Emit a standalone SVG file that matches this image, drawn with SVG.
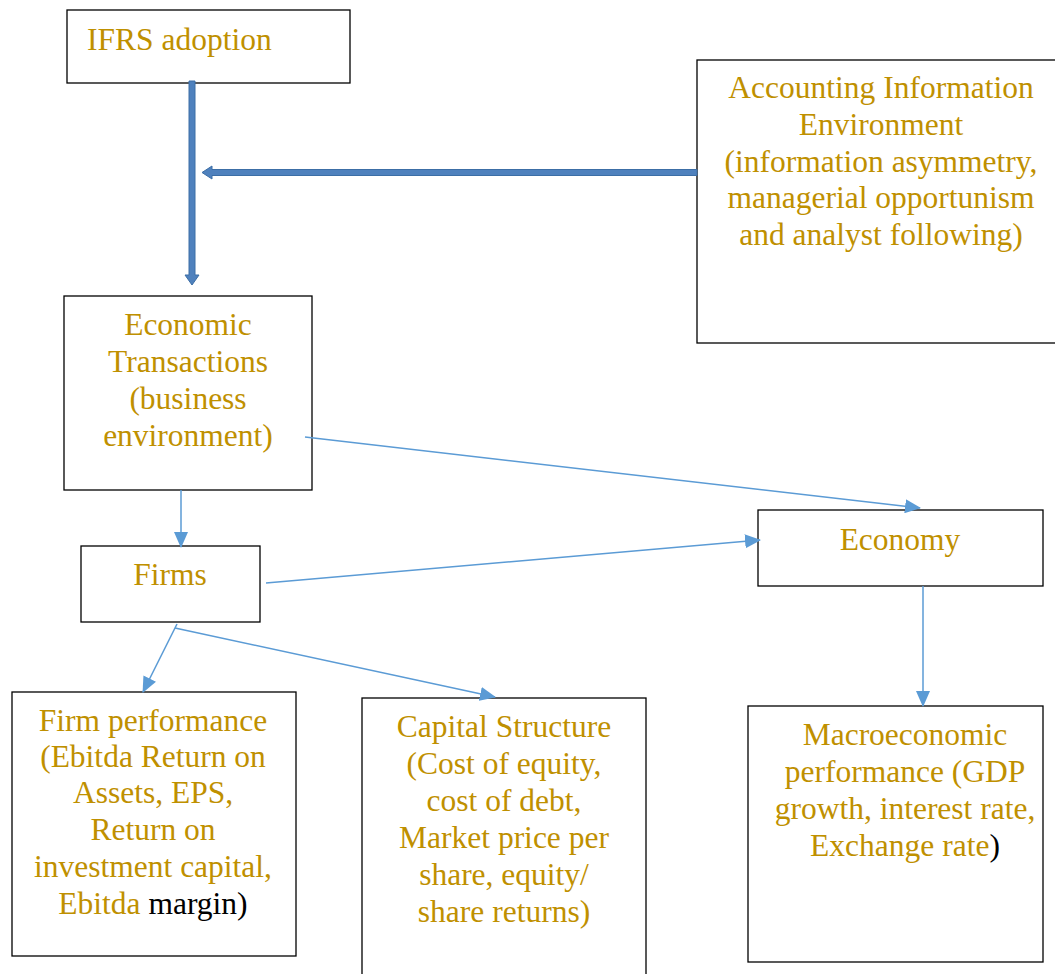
<svg xmlns="http://www.w3.org/2000/svg" width="1055" height="974" viewBox="0 0 1055 974">
<style>
.box{fill:#fff;stroke:#000;stroke-width:1.3}
.t{font-family:"Liberation Serif",Tinos,"Times New Roman","DejaVu Serif",serif;font-size:31.5px;fill:#BF9000}
.c{text-anchor:middle}
.k{fill:#000}
.thin{stroke:#5B9BD5;stroke-width:1.5;fill:none;marker-end:url(#ah)}
.thick{fill:#4F81BD;stroke:#3C6EA6;stroke-width:1}
</style>
<defs>
<marker id="ah" markerWidth="16" markerHeight="14" refX="15" refY="7" orient="auto" markerUnits="userSpaceOnUse" viewBox="0 0 16 14">
<path d="M0,0 L16,7 L0,14 Z" fill="#5B9BD5"/>
</marker>
</defs>
<rect width="1055" height="974" fill="#fff"/>
<g id="n-ifrs"><rect class="box" x="67" y="10" width="283" height="73"/><text class="t" x="87" y="50">IFRS adoption</text></g>
<g id="n-aie"><rect class="box" x="697" y="60" width="362" height="283"/>
<text class="t c" x="881" y="98">Accounting Information</text>
<text class="t c" x="881" y="135">Environment</text>
<text class="t c" x="881" y="172">(information asymmetry,</text>
<text class="t c" x="881" y="208">managerial opportunism</text>
<text class="t c" x="881" y="245">and analyst following)</text></g>
<g id="n-et"><rect class="box" x="64" y="296" width="248" height="194"/>
<text class="t c" x="188" y="335">Economic</text>
<text class="t c" x="188" y="372">Transactions</text>
<text class="t c" x="188" y="409">(business</text>
<text class="t c" x="188" y="446">environment)</text></g>
<g id="n-firms"><rect class="box" x="81" y="546" width="179" height="76"/><text class="t c" x="170" y="585">Firms</text></g>
<g id="n-econ"><rect class="box" x="758" y="510" width="285" height="76"/><text class="t c" x="900" y="550">Economy</text></g>
<g id="n-fp"><rect class="box" x="12" y="692" width="284" height="264"/>
<text class="t c" x="153" y="731">Firm performance</text>
<text class="t c" x="153" y="767">(Ebitda Return on</text>
<text class="t c" x="153" y="803">Assets, EPS,</text>
<text class="t c" x="153" y="840">Return on</text>
<text class="t c" x="153" y="877">investment capital,</text>
<text class="t c" x="153" y="914">Ebitda <tspan class="k">margin)</tspan></text></g>
<g id="n-cs"><rect class="box" x="362" y="698" width="284" height="290"/>
<text class="t c" x="504" y="737">Capital Structure</text>
<text class="t c" x="504" y="774">(Cost of equity,</text>
<text class="t c" x="504" y="811">cost of debt,</text>
<text class="t c" x="504" y="848">Market price per</text>
<text class="t c" x="504" y="885">share, equity/</text>
<text class="t c" x="504" y="922">share returns)</text></g>
<g id="n-macro"><rect class="box" x="748" y="706" width="295" height="256"/>
<text class="t c" x="905" y="745">Macroeconomic</text>
<text class="t c" x="905" y="782">performance (GDP</text>
<text class="t c" x="905" y="819">growth, interest rate,</text>
<text class="t c" x="905" y="856">Exchange rate<tspan class="k">)</tspan></text></g>
<g id="connectors">
<path class="thick" d="M189,81 H195 V275 H199 L192,285 L185,275 H189 Z"/>
<path class="thick" d="M697,169.5 V175.5 H212 V179 L202,172.5 L212,166 V169.5 Z"/>
<line class="thin" x1="305" y1="437" x2="920" y2="508"/>
<line class="thin" x1="266" y1="583" x2="760" y2="540"/>
<line class="thin" x1="181" y1="490" x2="181" y2="547"/>
<line class="thin" x1="177" y1="624" x2="143" y2="692"/>
<line class="thin" x1="175" y1="628" x2="495" y2="697"/>
<line class="thin" x1="923" y1="586" x2="923" y2="706"/>
</g>
</svg>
- - - -
TASK TO CARRY OUT — Copy the data character for character, but drop all pictures from the copy.

SOLUTION TO THIS PROBLEM —
Emit a standalone SVG file that matches this image, drawn with SVG.
<svg xmlns="http://www.w3.org/2000/svg" width="1055" height="974" viewBox="0 0 1055 974">
<style>
.box{fill:#fff;stroke:#000;stroke-width:1.3}
.t{font-family:"Liberation Serif",Tinos,"Times New Roman","DejaVu Serif",serif;font-size:31.5px;fill:#BF9000}
.c{text-anchor:middle}
.k{fill:#000}
.thin{stroke:#5B9BD5;stroke-width:1.5;fill:none;marker-end:url(#ah)}
.thick{fill:#4F81BD;stroke:#3C6EA6;stroke-width:1}
</style>
<defs>
<marker id="ah" markerWidth="16" markerHeight="14" refX="15" refY="7" orient="auto" markerUnits="userSpaceOnUse" viewBox="0 0 16 14">
<path d="M0,0 L16,7 L0,14 Z" fill="#5B9BD5"/>
</marker>
</defs>
<rect width="1055" height="974" fill="#fff"/>
<g id="n-ifrs"><rect class="box" x="67" y="10" width="283" height="73"/><text class="t" x="87" y="50">IFRS adoption</text></g>
<g id="n-aie"><rect class="box" x="697" y="60" width="362" height="283"/>
<text class="t c" x="881" y="98">Accounting Information</text>
<text class="t c" x="881" y="135">Environment</text>
<text class="t c" x="881" y="172">(information asymmetry,</text>
<text class="t c" x="881" y="208">managerial opportunism</text>
<text class="t c" x="881" y="245">and analyst following)</text></g>
<g id="n-et"><rect class="box" x="64" y="296" width="248" height="194"/>
<text class="t c" x="188" y="335">Economic</text>
<text class="t c" x="188" y="372">Transactions</text>
<text class="t c" x="188" y="409">(business</text>
<text class="t c" x="188" y="446">environment)</text></g>
<g id="n-firms"><rect class="box" x="81" y="546" width="179" height="76"/><text class="t c" x="170" y="585">Firms</text></g>
<g id="n-econ"><rect class="box" x="758" y="510" width="285" height="76"/><text class="t c" x="900" y="550">Economy</text></g>
<g id="n-fp"><rect class="box" x="12" y="692" width="284" height="264"/>
<text class="t c" x="153" y="731">Firm performance</text>
<text class="t c" x="153" y="767">(Ebitda Return on</text>
<text class="t c" x="153" y="803">Assets, EPS,</text>
<text class="t c" x="153" y="840">Return on</text>
<text class="t c" x="153" y="877">investment capital,</text>
<text class="t c" x="153" y="914">Ebitda <tspan class="k">margin)</tspan></text></g>
<g id="n-cs"><rect class="box" x="362" y="698" width="284" height="290"/>
<text class="t c" x="504" y="737">Capital Structure</text>
<text class="t c" x="504" y="774">(Cost of equity,</text>
<text class="t c" x="504" y="811">cost of debt,</text>
<text class="t c" x="504" y="848">Market price per</text>
<text class="t c" x="504" y="885">share, equity/</text>
<text class="t c" x="504" y="922">share returns)</text></g>
<g id="n-macro"><rect class="box" x="748" y="706" width="295" height="256"/>
<text class="t c" x="905" y="745">Macroeconomic</text>
<text class="t c" x="905" y="782">performance (GDP</text>
<text class="t c" x="905" y="819">growth, interest rate,</text>
<text class="t c" x="905" y="856">Exchange rate<tspan class="k">)</tspan></text></g>
<g id="connectors">
<path class="thick" d="M189,81 H195 V275 H199 L192,285 L185,275 H189 Z"/>
<path class="thick" d="M697,169.5 V175.5 H212 V179 L202,172.5 L212,166 V169.5 Z"/>
<line class="thin" x1="305" y1="437" x2="920" y2="508"/>
<line class="thin" x1="266" y1="583" x2="760" y2="540"/>
<line class="thin" x1="181" y1="490" x2="181" y2="547"/>
<line class="thin" x1="177" y1="624" x2="143" y2="692"/>
<line class="thin" x1="175" y1="628" x2="495" y2="697"/>
<line class="thin" x1="923" y1="586" x2="923" y2="706"/>
</g>
</svg>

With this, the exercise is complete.